* Data excerpt *

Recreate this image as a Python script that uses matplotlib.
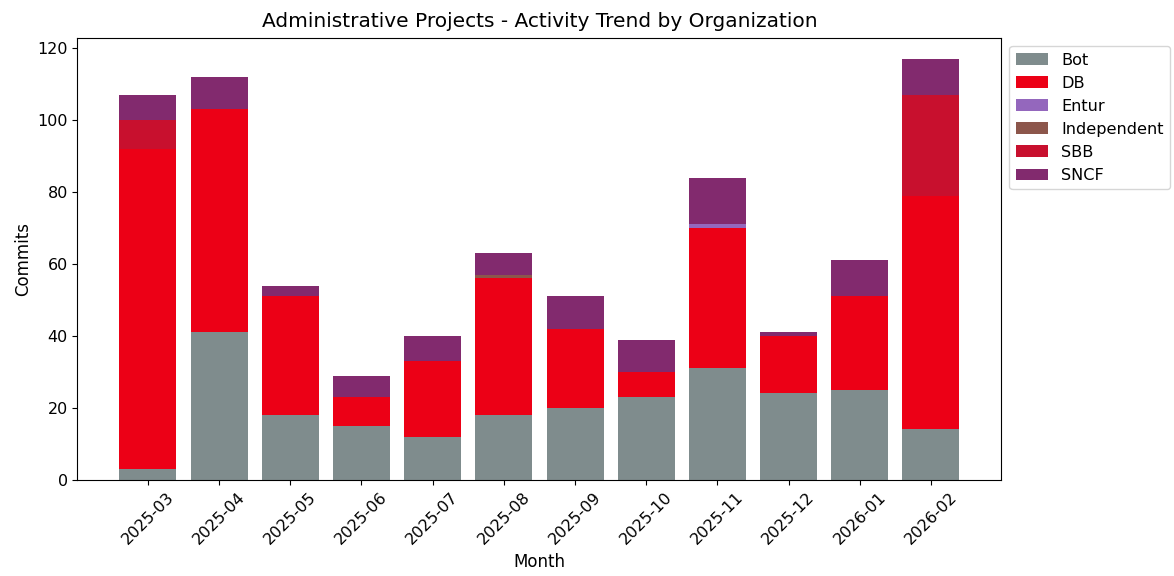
import matplotlib
matplotlib.use("Agg")
from matplotlib import pyplot as plt
import numpy as np

# Monthly commits per organization
months = ["2025-03", "2025-04", "2025-05", "2025-06", "2025-07", "2025-08",
          "2025-09", "2025-10", "2025-11", "2025-12", "2026-01", "2026-02"]
bot = [3, 41, 18, 15, 12, 18, 20, 23, 31, 24, 25, 14]
db = [89, 62, 33, 8, 21, 38, 22, 7, 39, 16, 26, 65]
entur = [0, 0, 0, 0, 0, 0, 0, 0, 1, 0, 0, 0]
independent = [0, 0, 0, 0, 0, 1, 0, 0, 0, 0, 0, 0]
sbb = [8, 0, 0, 0, 0, 0, 0, 0, 0, 0, 0, 28]
sncf = [7, 9, 3, 6, 7, 6, 9, 9, 13, 1, 10, 10]

orgs = ["Bot", "DB", "Entur", "Independent", "SBB", "SNCF"]
series = [bot, db, entur, independent, sbb, sncf]
colors = ["#7f8c8d", "#ec0016", "#9467bd", "#8c564b", "#c8102e", "#822a6e"]

fig, ax = plt.subplots(figsize=(11.74, 5.76), dpi=100)
fig.subplots_adjust(left=0.066, right=0.853, top=0.934, bottom=0.167)

bottom = np.zeros(len(months))
for name, vals, col in zip(orgs, series, colors):
    ax.bar(months, vals, bottom=bottom, label=name, color=col, width=0.8)
    bottom += np.array(vals)

ax.set_title("Administrative Projects - Activity Trend by Organization", fontsize=14.5, pad=8)
ax.set_xlabel("Month", fontsize=12)
ax.set_ylabel("Commits", fontsize=12)
ax.tick_params(axis="both", labelsize=11.5)
plt.xticks(rotation=45)
ax.legend(loc="upper left", bbox_to_anchor=(1.0, 1.0), fontsize=11.6)

fig.savefig("out.png", dpi=100)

* Goal *
Each line from the top of the material through the line containing "import numpy as np" should be reproduced exactly; please drop any images.

* Response to this exercise *
Recreate this image as a Python script that uses matplotlib.
import matplotlib
matplotlib.use("Agg")
from matplotlib import pyplot as plt
import numpy as np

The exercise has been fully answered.